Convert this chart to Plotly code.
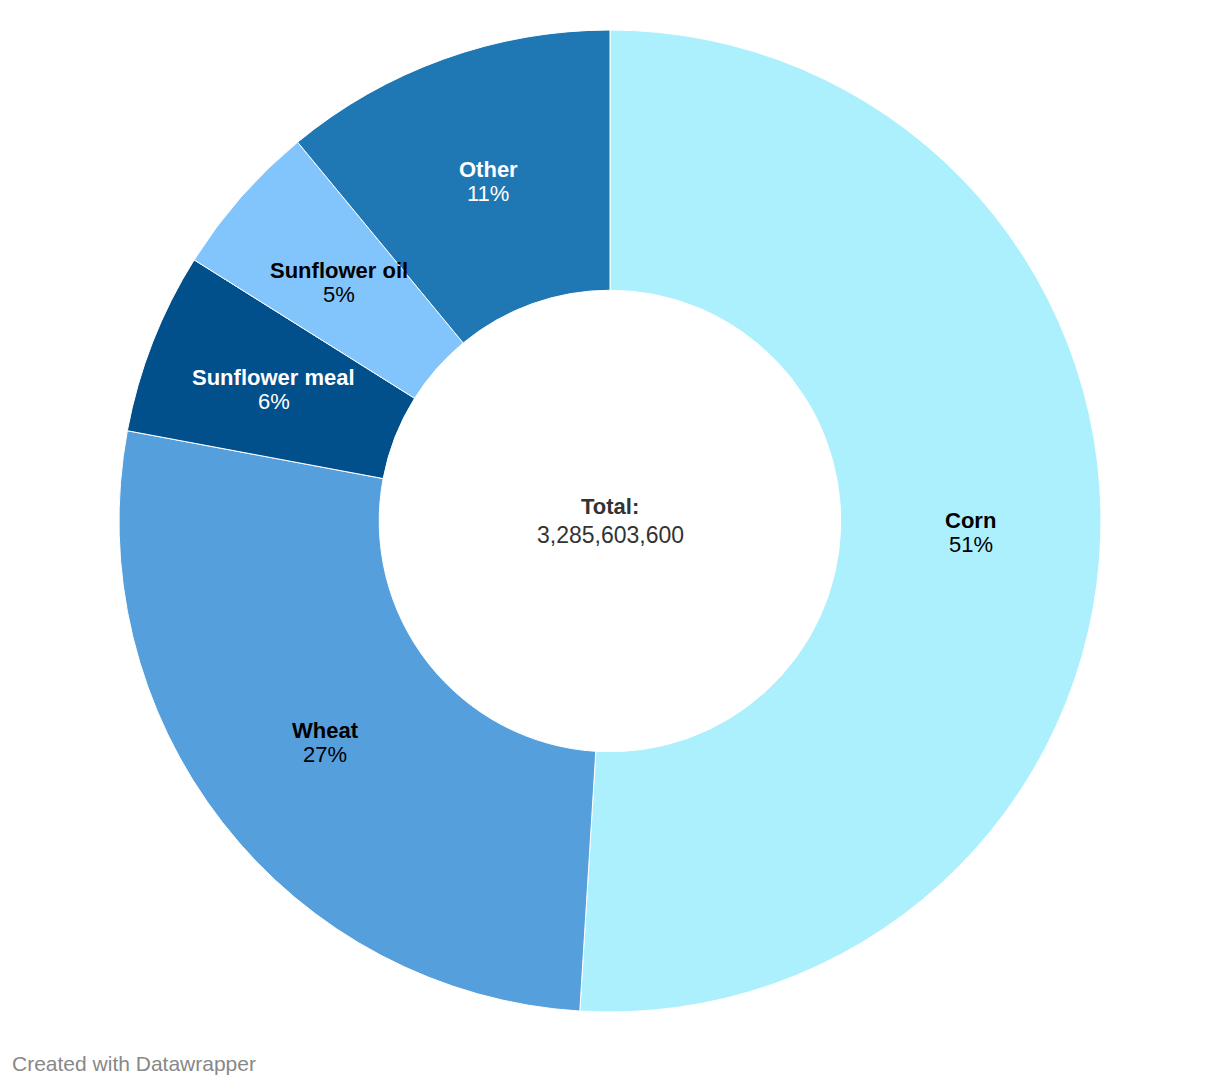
import math
import plotly.graph_objects as go

categories = ["Corn", "Wheat", "Sunflower meal", "Sunflower oil", "Other"]
values = [1675000000, 885900000, 196500000, 167600000, 360603600]
colors = ["#adf0fd", "#559fdc", "#02508b", "#82c5fd", "#1f77b4"]
text_colors = ["#000000", "#000000", "#ffffff", "#000000", "#ffffff"]
total_label = "3,285,603,600"

FONT = "Liberation Sans, Arial, Helvetica, sans-serif"
# page body has an 8px margin; figure sized so it fits the window
W, H = 1212, 1078
cx, cy, R = 602, 513, 491
HOLE = 0.47
r_lab = R * (1 + HOLE) / 2

fig = go.Figure(go.Pie(
    labels=categories,
    values=values,
    sort=False,
    direction="clockwise",
    rotation=0,
    hole=HOLE,
    marker=dict(colors=colors, line=dict(color="#ffffff", width=1)),
    textinfo="none",
    hoverinfo="label+value+percent",
    domain=dict(x=[(cx - R) / W, (cx + R) / W], y=[1 - (cy + R) / H, 1 - (cy - R) / H]),
    showlegend=False,
))

total = sum(values)
cum = 0.0
for lab, v, tc in zip(categories, values, text_colors):
    frac = v / total
    mid = (cum + frac / 2) * 2 * math.pi
    cum += frac
    px = cx + r_lab * math.sin(mid)
    py = cy - r_lab * math.cos(mid)
    xp, yp = px / W, 1 - py / H
    fig.add_annotation(x=xp, y=yp, xref="paper", yref="paper", showarrow=False,
                       xanchor="center", yanchor="middle",
                       text="<b>" + lab + "</b>", yshift=12,
                       font=dict(family=FONT, size=22, color=tc))
    fig.add_annotation(x=xp, y=yp, xref="paper", yref="paper", showarrow=False,
                       xanchor="center", yanchor="middle",
                       text=f"{round(frac * 100)}%", yshift=-12,
                       font=dict(family=FONT, size=22, color=tc))

fig.add_annotation(x=cx / W, y=1 - cy / H, xref="paper", yref="paper", showarrow=False,
                   xanchor="center", yanchor="middle",
                   text="<b>Total:</b>", yshift=15,
                   font=dict(family=FONT, size=22, color="#333333"))
fig.add_annotation(x=cx / W, y=1 - cy / H, xref="paper", yref="paper", showarrow=False,
                   xanchor="center", yanchor="middle",
                   text=total_label, yshift=-14,
                   font=dict(family=FONT, size=23, color="#333333"))

fig.add_annotation(
    x=2 / W, y=1 - 1055 / H, xref="paper", yref="paper",
    xanchor="left", yanchor="middle",
    text="Created with Datawrapper",
    showarrow=False,
    font=dict(family=FONT, size=21, color="#888888"),
)

fig.update_layout(
    width=W, height=H,
    margin=dict(l=0, r=0, t=0, b=0),
    paper_bgcolor="#ffffff",
    plot_bgcolor="#ffffff",
)

fig.write_html("out.html")
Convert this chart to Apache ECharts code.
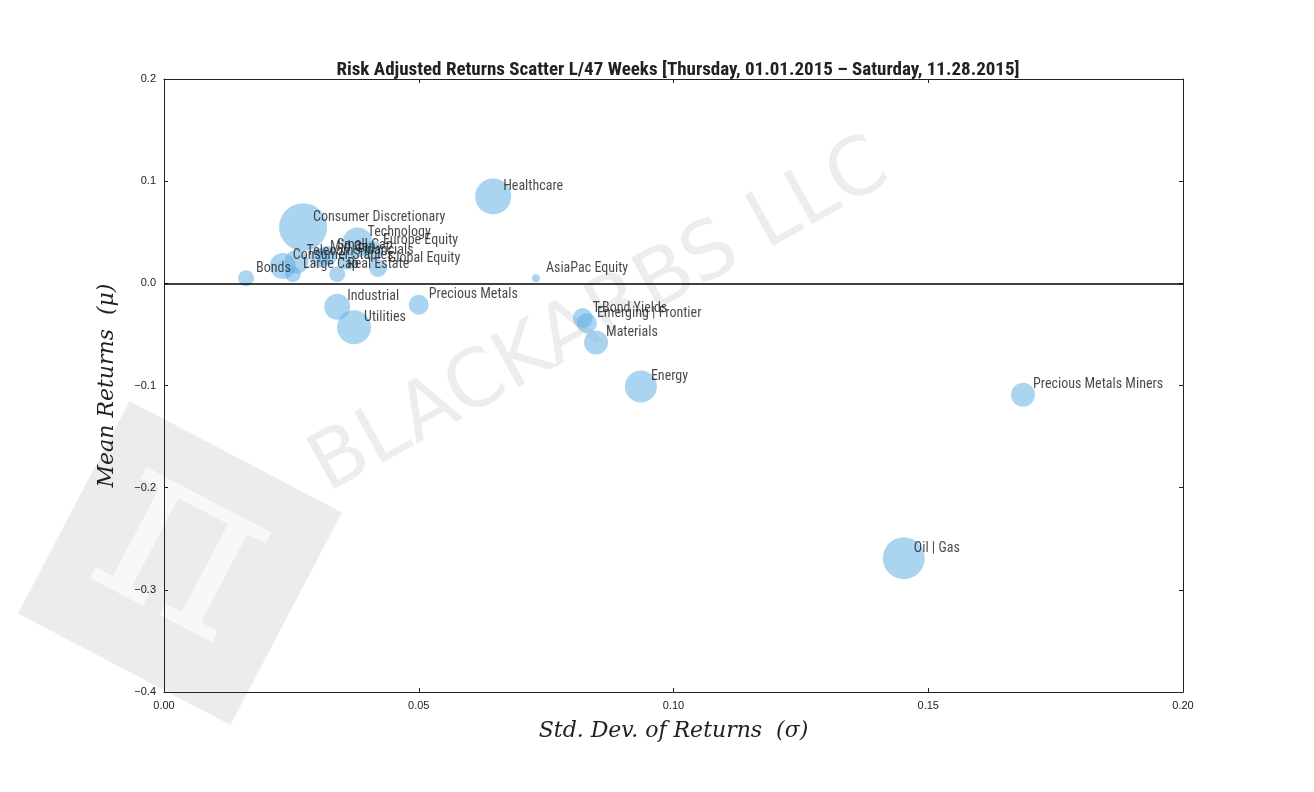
<!DOCTYPE html>
<html><head><meta charset="utf-8">
<script src="https://cdn.jsdelivr.net/npm/echarts@6/dist/echarts.min.js"></script>
<style>html,body{margin:0;background:#fff}#c{width:1314px;height:792px}</style>
</head><body><div id="c"></div>
<script>
const names = ['Bonds','Large Cap','Consumer Staples','Telecom','Consumer Discretionary','Mid Cap','Small Cap','Financials','Real Estate','Technology','Europe Equity','Global Equity','Healthcare','AsiaPac Equity','Industrial','Utilities','Precious Metals','T-Bond Yields','Emerging | Frontier','Materials','Energy','Precious Metals Miners','Oil | Gas'];
const stdDev = [0.0161,0.0253,0.0233,0.026,0.0273,0.0306,0.032,0.036,0.034,0.038,0.041,0.042,0.0646,0.073,0.034,0.0373,0.050,0.0822,0.083,0.0848,0.0936,0.1686,0.1452];
const meanRet = [0.005,0.009,0.017,0.021,0.055,0.025,0.027,0.022,0.009,0.040,0.032,0.015,0.085,0.005,-0.023,-0.043,-0.021,-0.034,-0.039,-0.058,-0.101,-0.109,-0.269];
const sizes = [16,16,26,24,48,20,20,18,16,30,20,18,36,8,26,34,20,20,20,24,32,24,42];

const chart = echarts.init(document.getElementById('c'));
const axLine = { show: true, onZero: false, lineStyle: { color: '#222' } };
const axTick = { inside: true, length: 4, lineStyle: { color: '#222' } };
chart.setOption({
  title: {
    text: 'Risk Adjusted Returns Scatter L/47 Weeks [Thursday, 01.01.2015 – Saturday, 11.28.2015]',
    left: 673, top: 56, textAlign: 'center',
    textStyle: { fontFamily: 'Roboto Condensed, Liberation Sans Narrow, sans-serif', fontSize: 19, fontWeight: 'bold', color: '#222' }
  },
  graphic: [
    { type: 'rect', position: [180, 563], rotation: -Math.PI / 6.5, z: -10,
      shape: { x: -120, y: -120, width: 240, height: 240 }, style: { fill: '#ececec' } },
    { type: 'text', position: [180, 555], rotation: -Math.PI / 6.5, z: -9,
      style: { text: 'π', fill: '#f8f8f8', font: '240px DejaVu Serif', align: 'center', verticalAlign: 'middle' } },
    { type: 'text', position: [600, 318], rotation: Math.PI / 6.2, z: -9,
      style: { text: 'BLACKARBS LLC', fill: 'rgba(0,0,0,0.07)', font: '80px DejaVu Sans', align: 'center', verticalAlign: 'middle' } }
  ],
  grid: { left: 164, right: 131, top: 79, bottom: 100 },
  xAxis: [
    { type: 'value', min: 0, max: 0.2, interval: 0.05, position: 'bottom',
      name: 'Std. Dev. of Returns  (σ)', nameLocation: 'middle', nameGap: 28,
      nameTextStyle: { fontFamily: 'DejaVu Serif', fontStyle: 'italic', fontSize: 22, color: '#222' },
      axisLabel: { color: '#222', fontSize: 11, formatter: v => v.toFixed(2) },
      axisLine: axLine, axisTick: axTick, splitLine: { show: false } },
    { type: 'value', min: 0, max: 0.2, interval: 0.05, position: 'top',
      axisLabel: { show: false }, axisLine: axLine, axisTick: axTick, splitLine: { show: false } }
  ],
  yAxis: [
    { type: 'value', min: -0.4, max: 0.2, interval: 0.1, position: 'left',
      name: 'Mean Returns  (μ)', nameLocation: 'middle', nameGap: 46,
      nameTextStyle: { fontFamily: 'DejaVu Serif', fontStyle: 'italic', fontSize: 22, color: '#222' },
      axisLabel: { color: '#222', fontSize: 11, formatter: v => (v < 0 ? '−' : '') + Math.abs(v).toFixed(1) },
      axisLine: axLine, axisTick: axTick, splitLine: { show: false } },
    { type: 'value', min: -0.4, max: 0.2, interval: 0.1, position: 'right',
      axisLabel: { show: false }, axisLine: axLine, axisTick: axTick, splitLine: { show: false } }
  ],
  series: [{
    type: 'scatter',
    data: names.map((n, i) => ({
      name: n, value: [stdDev[i], meanRet[i]], symbolSize: sizes[i],
      label: { offset: [5 - sizes[i] / 2, -10] }
    })),
    itemStyle: { color: 'rgba(93,173,226,0.65)' },
    label: {
      show: true, position: 'right', formatter: p => p.name,
      color: '#1a1a1a', fontSize: 14,
      fontFamily: 'Roboto Condensed, Liberation Sans Narrow, sans-serif'
    },
    markLine: {
      silent: true, symbol: 'none', label: { show: false },
      lineStyle: { color: '#000', type: 'solid', width: 1.5 },
      data: [{ yAxis: 0 }]
    }
  }]
});
</script></body></html>
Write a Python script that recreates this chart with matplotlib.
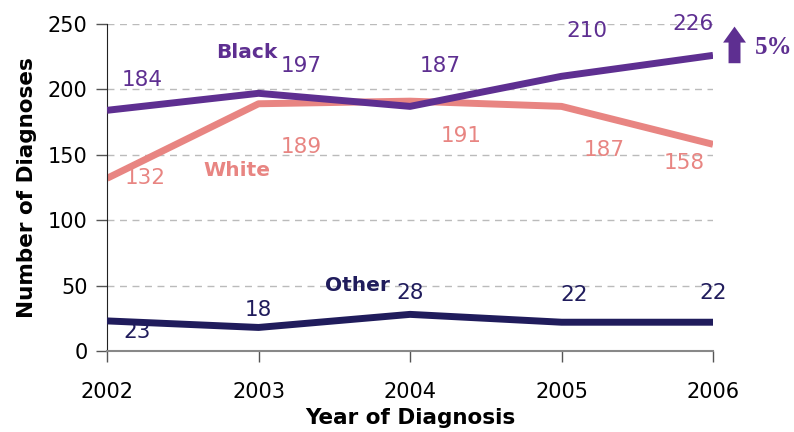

================

Would you return the data exactly as written, without the pictures?

- Solution to this problem
Convert this chart to Plotly code.
import math
import plotly.graph_objects as go

categories = ["Corn", "Wheat", "Sunflower meal", "Sunflower oil", "Other"]
values = [1675000000, 885900000, 196500000, 167600000, 360603600]
colors = ["#adf0fd", "#559fdc", "#02508b", "#82c5fd", "#1f77b4"]
text_colors = ["#000000", "#000000", "#ffffff", "#000000", "#ffffff"]
total_label = "3,285,603,600"

FONT = "Liberation Sans, Arial, Helvetica, sans-serif"
# page body has an 8px margin; figure sized so it fits the window
W, H = 1212, 1078
cx, cy, R = 602, 513, 491
HOLE = 0.47
r_lab = R * (1 + HOLE) / 2

fig = go.Figure(go.Pie(
    labels=categories,
    values=values,
    sort=False,
    direction="clockwise",
    rotation=0,
    hole=HOLE,
    marker=dict(colors=colors, line=dict(color="#ffffff", width=1)),
    textinfo="none",
    hoverinfo="label+value+percent",
    domain=dict(x=[(cx - R) / W, (cx + R) / W], y=[1 - (cy + R) / H, 1 - (cy - R) / H]),
    showlegend=False,
))

total = sum(values)
cum = 0.0
for lab, v, tc in zip(categories, values, text_colors):
    frac = v / total
    mid = (cum + frac / 2) * 2 * math.pi
    cum += frac
    px = cx + r_lab * math.sin(mid)
    py = cy - r_lab * math.cos(mid)
    xp, yp = px / W, 1 - py / H
    fig.add_annotation(x=xp, y=yp, xref="paper", yref="paper", showarrow=False,
                       xanchor="center", yanchor="middle",
                       text="<b>" + lab + "</b>", yshift=12,
                       font=dict(family=FONT, size=22, color=tc))
    fig.add_annotation(x=xp, y=yp, xref="paper", yref="paper", showarrow=False,
                       xanchor="center", yanchor="middle",
                       text=f"{round(frac * 100)}%", yshift=-12,
                       font=dict(family=FONT, size=22, color=tc))

fig.add_annotation(x=cx / W, y=1 - cy / H, xref="paper", yref="paper", showarrow=False,
                   xanchor="center", yanchor="middle",
                   text="<b>Total:</b>", yshift=15,
                   font=dict(family=FONT, size=22, color="#333333"))
fig.add_annotation(x=cx / W, y=1 - cy / H, xref="paper", yref="paper", showarrow=False,
                   xanchor="center", yanchor="middle",
                   text=total_label, yshift=-14,
                   font=dict(family=FONT, size=23, color="#333333"))

fig.add_annotation(
    x=2 / W, y=1 - 1055 / H, xref="paper", yref="paper",
    xanchor="left", yanchor="middle",
    text="Created with Datawrapper",
    showarrow=False,
    font=dict(family=FONT, size=21, color="#888888"),
)

fig.update_layout(
    width=W, height=H,
    margin=dict(l=0, r=0, t=0, b=0),
    paper_bgcolor="#ffffff",
    plot_bgcolor="#ffffff",
)

fig.write_html("out.html")
Convert this chart to Apache ECharts code.
<!DOCTYPE html>
<html><head><meta charset="utf-8">
<script src="https://cdn.jsdelivr.net/npm/echarts@6/dist/echarts.min.js"></script>
<style>html,body{margin:0;background:#fff}#c{width:1314px;height:792px}</style>
</head><body><div id="c"></div>
<script>
const names = ['Bonds','Large Cap','Consumer Staples','Telecom','Consumer Discretionary','Mid Cap','Small Cap','Financials','Real Estate','Technology','Europe Equity','Global Equity','Healthcare','AsiaPac Equity','Industrial','Utilities','Precious Metals','T-Bond Yields','Emerging | Frontier','Materials','Energy','Precious Metals Miners','Oil | Gas'];
const stdDev = [0.0161,0.0253,0.0233,0.026,0.0273,0.0306,0.032,0.036,0.034,0.038,0.041,0.042,0.0646,0.073,0.034,0.0373,0.050,0.0822,0.083,0.0848,0.0936,0.1686,0.1452];
const meanRet = [0.005,0.009,0.017,0.021,0.055,0.025,0.027,0.022,0.009,0.040,0.032,0.015,0.085,0.005,-0.023,-0.043,-0.021,-0.034,-0.039,-0.058,-0.101,-0.109,-0.269];
const sizes = [16,16,26,24,48,20,20,18,16,30,20,18,36,8,26,34,20,20,20,24,32,24,42];

const chart = echarts.init(document.getElementById('c'));
const axLine = { show: true, onZero: false, lineStyle: { color: '#222' } };
const axTick = { inside: true, length: 4, lineStyle: { color: '#222' } };
chart.setOption({
  title: {
    text: 'Risk Adjusted Returns Scatter L/47 Weeks [Thursday, 01.01.2015 – Saturday, 11.28.2015]',
    left: 673, top: 56, textAlign: 'center',
    textStyle: { fontFamily: 'Roboto Condensed, Liberation Sans Narrow, sans-serif', fontSize: 19, fontWeight: 'bold', color: '#222' }
  },
  graphic: [
    { type: 'rect', position: [180, 563], rotation: -Math.PI / 6.5, z: -10,
      shape: { x: -120, y: -120, width: 240, height: 240 }, style: { fill: '#ececec' } },
    { type: 'text', position: [180, 555], rotation: -Math.PI / 6.5, z: -9,
      style: { text: 'π', fill: '#f8f8f8', font: '240px DejaVu Serif', align: 'center', verticalAlign: 'middle' } },
    { type: 'text', position: [600, 318], rotation: Math.PI / 6.2, z: -9,
      style: { text: 'BLACKARBS LLC', fill: 'rgba(0,0,0,0.07)', font: '80px DejaVu Sans', align: 'center', verticalAlign: 'middle' } }
  ],
  grid: { left: 164, right: 131, top: 79, bottom: 100 },
  xAxis: [
    { type: 'value', min: 0, max: 0.2, interval: 0.05, position: 'bottom',
      name: 'Std. Dev. of Returns  (σ)', nameLocation: 'middle', nameGap: 28,
      nameTextStyle: { fontFamily: 'DejaVu Serif', fontStyle: 'italic', fontSize: 22, color: '#222' },
      axisLabel: { color: '#222', fontSize: 11, formatter: v => v.toFixed(2) },
      axisLine: axLine, axisTick: axTick, splitLine: { show: false } },
    { type: 'value', min: 0, max: 0.2, interval: 0.05, position: 'top',
      axisLabel: { show: false }, axisLine: axLine, axisTick: axTick, splitLine: { show: false } }
  ],
  yAxis: [
    { type: 'value', min: -0.4, max: 0.2, interval: 0.1, position: 'left',
      name: 'Mean Returns  (μ)', nameLocation: 'middle', nameGap: 46,
      nameTextStyle: { fontFamily: 'DejaVu Serif', fontStyle: 'italic', fontSize: 22, color: '#222' },
      axisLabel: { color: '#222', fontSize: 11, formatter: v => (v < 0 ? '−' : '') + Math.abs(v).toFixed(1) },
      axisLine: axLine, axisTick: axTick, splitLine: { show: false } },
    { type: 'value', min: -0.4, max: 0.2, interval: 0.1, position: 'right',
      axisLabel: { show: false }, axisLine: axLine, axisTick: axTick, splitLine: { show: false } }
  ],
  series: [{
    type: 'scatter',
    data: names.map((n, i) => ({
      name: n, value: [stdDev[i], meanRet[i]], symbolSize: sizes[i],
      label: { offset: [5 - sizes[i] / 2, -10] }
    })),
    itemStyle: { color: 'rgba(93,173,226,0.65)' },
    label: {
      show: true, position: 'right', formatter: p => p.name,
      color: '#1a1a1a', fontSize: 14,
      fontFamily: 'Roboto Condensed, Liberation Sans Narrow, sans-serif'
    },
    markLine: {
      silent: true, symbol: 'none', label: { show: false },
      lineStyle: { color: '#000', type: 'solid', width: 1.5 },
      data: [{ yAxis: 0 }]
    }
  }]
});
</script></body></html>
Write a Python script that recreates this chart with matplotlib.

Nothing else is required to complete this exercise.